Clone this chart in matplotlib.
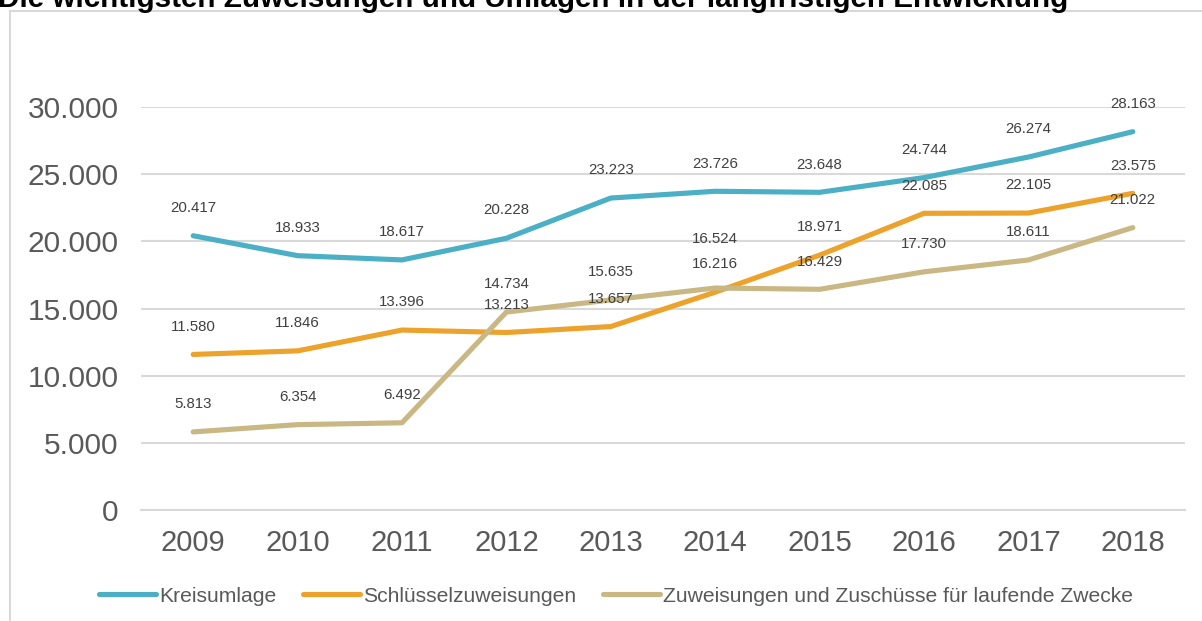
import matplotlib
matplotlib.use("Agg")
import matplotlib.pyplot as plt
from matplotlib.patches import Rectangle

jahre = ["2009", "2010", "2011", "2012", "2013", "2014", "2015", "2016", "2017", "2018"]
kreisumlage = [20417, 18933, 18617, 20228, 23223, 23726, 23648, 24744, 26274, 28163]
schluessel = [11580, 11846, 13396, 13213, 13657, 16216, 18971, 22085, 22105, 23575]
zuweisungen = [5813, 6354, 6492, 14734, 15635, 16524, 16429, 17730, 18611, 21022]

namen = ["Kreisumlage", "Schlüsselzuweisungen",
         "Zuweisungen und Zuschüsse für laufende Zwecke"]
farben = ["#4BAFC5", "#EDA22C", "#C9B784"]
titel = "Die wichtigsten Zuweisungen und Umlagen in der langfristigen Entwicklung"

plt.rcParams['font.family'] = ['Liberation Sans', 'DejaVu Sans']

fig = plt.figure(figsize=(12.02, 6.21), dpi=100)

# grauer Rahmen (rechts/unten ausserhalb des Bildes)
fig.patches.append(Rectangle((10 / 1202, -0.1), 1.2, 1 - 11 / 621 + 0.1,
                             transform=fig.transFigure, fill=False,
                             edgecolor="#D9D9D9", linewidth=1.5))

fig.text(-0.002, 1 - 7 / 621, titel, fontsize=21.3, fontweight="bold",
         color="black", va="baseline", ha="left")

ax = fig.add_axes([141 / 1202, 111 / 621, 1044 / 1202, 403 / 621])

x = list(range(len(jahre)))
reihen = [kreisumlage, schluessel, zuweisungen]
for k, (werte, name, farbe) in enumerate(zip(reihen, namen, farben)):
    ax.plot(x, werte, color=farbe, linewidth=3.7, label=name,
            solid_capstyle="round", solid_joinstyle="round", zorder=3)
    for xi, w in zip(x, werte):
        txt = f"{w:,}".replace(",", ".")
        dy = 20
        # Excel schiebt das Label 2014 der dritten Reihe nach oben
        if k == 2 and xi == 5:
            dy = 35
        ax.annotate(txt, (xi, w), xytext=(0, dy), textcoords="offset points",
                    ha="center", va="center", fontsize=10.8, color="#404040",
                    zorder=4)

ax.set_xlim(-0.5, len(jahre) - 0.5)
ax.set_ylim(0, 30000)
ax.set_xticks(x)
ax.set_xticklabels(jahre)
yt = list(range(0, 30001, 5000))
ax.set_yticks(yt)
ax.set_yticklabels([f"{v:,}".replace(",", ".") for v in yt])

ax.grid(axis="y", color="#D9D9D9", linewidth=1.5, zorder=0)
ax.set_axisbelow(True)
for s in ["top", "right", "left"]:
    ax.spines[s].set_visible(False)
ax.spines["bottom"].set_color("#D9D9D9")
ax.spines["bottom"].set_linewidth(1.5)
ax.tick_params(axis="both", length=0, colors="#595959")
ax.tick_params(axis="x", labelsize=21, pad=14)
ax.tick_params(axis="y", labelsize=21.5, pad=16)

fig.legend(loc="center", bbox_to_anchor=(616 / 1202, 1 - 596 / 621), ncol=3,
           frameon=False, fontsize=15.2, labelcolor="#595959",
           handlelength=2.7, handletextpad=0.15, columnspacing=1.25)

fig.savefig("out.png", dpi=100)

» **Task description**
Write the listing above out again exactly, dropping each image.

» **Written response**
Clone this chart in matplotlib.
import matplotlib
matplotlib.use("Agg")
import matplotlib.pyplot as plt
from matplotlib.patches import Rectangle

jahre = ["2009", "2010", "2011", "2012", "2013", "2014", "2015", "2016", "2017", "2018"]
kreisumlage = [20417, 18933, 18617, 20228, 23223, 23726, 23648, 24744, 26274, 28163]
schluessel = [11580, 11846, 13396, 13213, 13657, 16216, 18971, 22085, 22105, 23575]
zuweisungen = [5813, 6354, 6492, 14734, 15635, 16524, 16429, 17730, 18611, 21022]

namen = ["Kreisumlage", "Schlüsselzuweisungen",
         "Zuweisungen und Zuschüsse für laufende Zwecke"]
farben = ["#4BAFC5", "#EDA22C", "#C9B784"]
titel = "Die wichtigsten Zuweisungen und Umlagen in der langfristigen Entwicklung"

plt.rcParams['font.family'] = ['Liberation Sans', 'DejaVu Sans']

fig = plt.figure(figsize=(12.02, 6.21), dpi=100)

# grauer Rahmen (rechts/unten ausserhalb des Bildes)
fig.patches.append(Rectangle((10 / 1202, -0.1), 1.2, 1 - 11 / 621 + 0.1,
                             transform=fig.transFigure, fill=False,
                             edgecolor="#D9D9D9", linewidth=1.5))

fig.text(-0.002, 1 - 7 / 621, titel, fontsize=21.3, fontweight="bold",
         color="black", va="baseline", ha="left")

ax = fig.add_axes([141 / 1202, 111 / 621, 1044 / 1202, 403 / 621])

x = list(range(len(jahre)))
reihen = [kreisumlage, schluessel, zuweisungen]
for k, (werte, name, farbe) in enumerate(zip(reihen, namen, farben)):
    ax.plot(x, werte, color=farbe, linewidth=3.7, label=name,
            solid_capstyle="round", solid_joinstyle="round", zorder=3)
    for xi, w in zip(x, werte):
        txt = f"{w:,}".replace(",", ".")
        dy = 20
        # Excel schiebt das Label 2014 der dritten Reihe nach oben
        if k == 2 and xi == 5:
            dy = 35
        ax.annotate(txt, (xi, w), xytext=(0, dy), textcoords="offset points",
                    ha="center", va="center", fontsize=10.8, color="#404040",
                    zorder=4)

ax.set_xlim(-0.5, len(jahre) - 0.5)
ax.set_ylim(0, 30000)
ax.set_xticks(x)
ax.set_xticklabels(jahre)
yt = list(range(0, 30001, 5000))
ax.set_yticks(yt)
ax.set_yticklabels([f"{v:,}".replace(",", ".") for v in yt])

ax.grid(axis="y", color="#D9D9D9", linewidth=1.5, zorder=0)
ax.set_axisbelow(True)
for s in ["top", "right", "left"]:
    ax.spines[s].set_visible(False)
ax.spines["bottom"].set_color("#D9D9D9")
ax.spines["bottom"].set_linewidth(1.5)
ax.tick_params(axis="both", length=0, colors="#595959")
ax.tick_params(axis="x", labelsize=21, pad=14)
ax.tick_params(axis="y", labelsize=21.5, pad=16)

fig.legend(loc="center", bbox_to_anchor=(616 / 1202, 1 - 596 / 621), ncol=3,
           frameon=False, fontsize=15.2, labelcolor="#595959",
           handlelength=2.7, handletextpad=0.15, columnspacing=1.25)

fig.savefig("out.png", dpi=100)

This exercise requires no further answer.